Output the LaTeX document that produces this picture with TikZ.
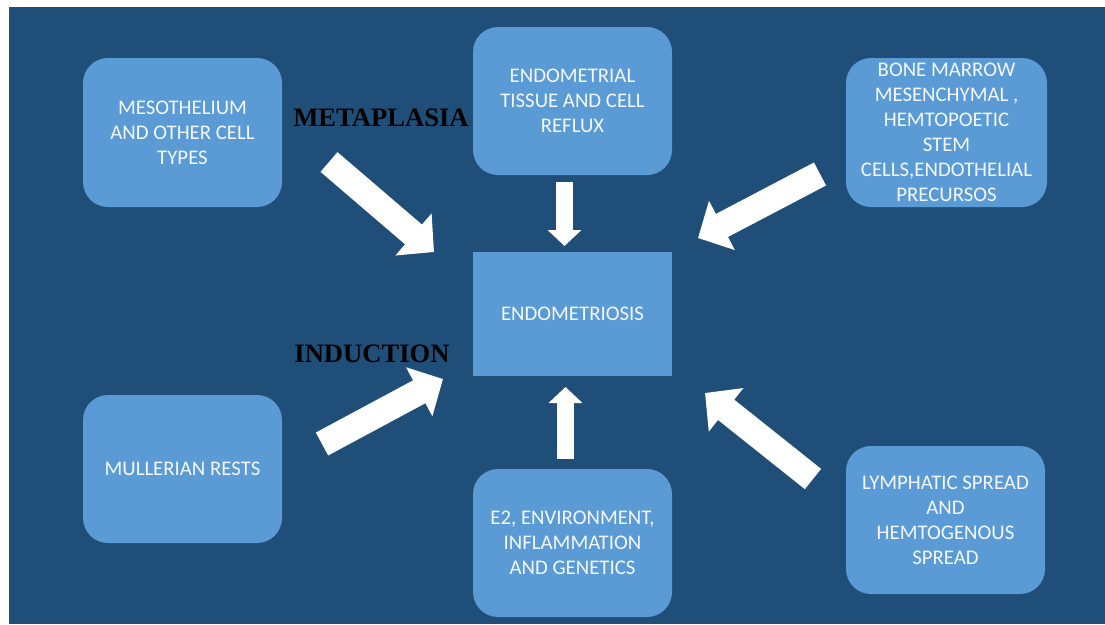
\documentclass[tikz,border=0pt]{standalone}
\usepackage{fontspec}
\setmainfont{Carlito}
\newfontfamily\headfont{Liberation Serif}
\usetikzlibrary{arrows.meta}
\definecolor{bgblue}{HTML}{1F4E79}
\definecolor{boxblue}{HTML}{5B9BD5}
\definecolor{txtwhite}{HTML}{F4F7FB}
\tikzset{
  box/.style={fill=boxblue, draw=none, rounded corners=25pt, text=txtwhite,
    align=center, inner sep=0pt, minimum width=199pt, minimum height=149pt,
    font=\fontsize{20.8}{25}\selectfont},
  sqbox/.style={box, rounded corners=0pt, minimum height=124pt},
  bigarrow/.style={white, line width=26pt, line cap=butt,
    -{Triangle[width=54pt,length=27pt]}},
  smallarrow/.style={white, line width=17pt, line cap=butt,
    -{Triangle[width=33pt,length=16pt]}},
  headlabel/.style={font=\headfont\bfseries\fontsize{26.6}{30}\selectfont, text=black, inner sep=0pt, anchor=base}
}
\begin{document}
\begin{tikzpicture}[x=1pt,y=-1pt]
\useasboundingbox (0,0) rectangle (1105,624);
\fill[bgblue] (9,7) rectangle (1105,624);
% boxes
\node[box] (meso) at (182.5,132.5) {MESOTHELIUM\\AND OTHER CELL\\TYPES};
\node[box, minimum height=148pt] (reflux) at (572.5,101) {ENDOMETRIAL\\TISSUE AND CELL\\REFLUX};
\node[box, minimum width=201pt] (bone) at (946.5,132.5) {BONE MARROW\\MESENCHYMAL ,\\HEMTOPOETIC\\STEM\\CELLS,ENDOTHELIAL\\PRECURSOS};
\node[sqbox] (endo) at (572.5,314) {ENDOMETRIOSIS};
\node[box, minimum height=148pt] (mull) at (182.5,469) {MULLERIAN RESTS};
\node[box, minimum height=148pt] (e2) at (572.5,543) {E2, ENVIRONMENT,\\INFLAMMATION\\AND GENETICS};
\node[box, minimum height=148pt] (lymph) at (945.5,520) {LYMPHATIC SPREAD\\AND\\HEMTOGENOUS\\SPREAD};
% labels
\node[headlabel] (meta) at (381,126) {METAPLASIA};
\node[headlabel] (ind) at (372,362) {INDUCTION};
% arrow end points
\coordinate (a1s) at (329,162); \coordinate (a1e) at (434,252);
\coordinate (a2s) at (564.5,182); \coordinate (a2e) at (564.5,246);
\coordinate (a3s) at (820,174); \coordinate (a3e) at (698,238);
\coordinate (a4s) at (322,444); \coordinate (a4e) at (443,379);
\coordinate (a5s) at (565.5,459); \coordinate (a5e) at (565.5,387);
\coordinate (a6s) at (813,479); \coordinate (a6e) at (705,393);
\draw[bigarrow] (a1s) -- (a1e);
\draw[smallarrow] (a2s) -- (a2e);
\draw[bigarrow] (a3s) -- (a3e);
\draw[bigarrow] (a4s) -- (a4e);
\draw[smallarrow] (a5s) -- (a5e);
\draw[bigarrow] (a6s) -- (a6e);
\end{tikzpicture}
\end{document}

» The problem
Exclude the pictures. Write out the remaining data exactly.

» The result
Output the LaTeX document that produces this picture with TikZ.
\documentclass[tikz,border=0pt]{standalone}
\usepackage{fontspec}
\setmainfont{Carlito}
\newfontfamily\headfont{Liberation Serif}
\usetikzlibrary{arrows.meta}
\definecolor{bgblue}{HTML}{1F4E79}
\definecolor{boxblue}{HTML}{5B9BD5}
\definecolor{txtwhite}{HTML}{F4F7FB}
\tikzset{
  box/.style={fill=boxblue, draw=none, rounded corners=25pt, text=txtwhite,
    align=center, inner sep=0pt, minimum width=199pt, minimum height=149pt,
    font=\fontsize{20.8}{25}\selectfont},
  sqbox/.style={box, rounded corners=0pt, minimum height=124pt},
  bigarrow/.style={white, line width=26pt, line cap=butt,
    -{Triangle[width=54pt,length=27pt]}},
  smallarrow/.style={white, line width=17pt, line cap=butt,
    -{Triangle[width=33pt,length=16pt]}},
  headlabel/.style={font=\headfont\bfseries\fontsize{26.6}{30}\selectfont, text=black, inner sep=0pt, anchor=base}
}
\begin{document}
\begin{tikzpicture}[x=1pt,y=-1pt]
\useasboundingbox (0,0) rectangle (1105,624);
\fill[bgblue] (9,7) rectangle (1105,624);
% boxes
\node[box] (meso) at (182.5,132.5) {MESOTHELIUM\\AND OTHER CELL\\TYPES};
\node[box, minimum height=148pt] (reflux) at (572.5,101) {ENDOMETRIAL\\TISSUE AND CELL\\REFLUX};
\node[box, minimum width=201pt] (bone) at (946.5,132.5) {BONE MARROW\\MESENCHYMAL ,\\HEMTOPOETIC\\STEM\\CELLS,ENDOTHELIAL\\PRECURSOS};
\node[sqbox] (endo) at (572.5,314) {ENDOMETRIOSIS};
\node[box, minimum height=148pt] (mull) at (182.5,469) {MULLERIAN RESTS};
\node[box, minimum height=148pt] (e2) at (572.5,543) {E2, ENVIRONMENT,\\INFLAMMATION\\AND GENETICS};
\node[box, minimum height=148pt] (lymph) at (945.5,520) {LYMPHATIC SPREAD\\AND\\HEMTOGENOUS\\SPREAD};
% labels
\node[headlabel] (meta) at (381,126) {METAPLASIA};
\node[headlabel] (ind) at (372,362) {INDUCTION};
% arrow end points
\coordinate (a1s) at (329,162); \coordinate (a1e) at (434,252);
\coordinate (a2s) at (564.5,182); \coordinate (a2e) at (564.5,246);
\coordinate (a3s) at (820,174); \coordinate (a3e) at (698,238);
\coordinate (a4s) at (322,444); \coordinate (a4e) at (443,379);
\coordinate (a5s) at (565.5,459); \coordinate (a5e) at (565.5,387);
\coordinate (a6s) at (813,479); \coordinate (a6e) at (705,393);
\draw[bigarrow] (a1s) -- (a1e);
\draw[smallarrow] (a2s) -- (a2e);
\draw[bigarrow] (a3s) -- (a3e);
\draw[bigarrow] (a4s) -- (a4e);
\draw[smallarrow] (a5s) -- (a5e);
\draw[bigarrow] (a6s) -- (a6e);
\end{tikzpicture}
\end{document}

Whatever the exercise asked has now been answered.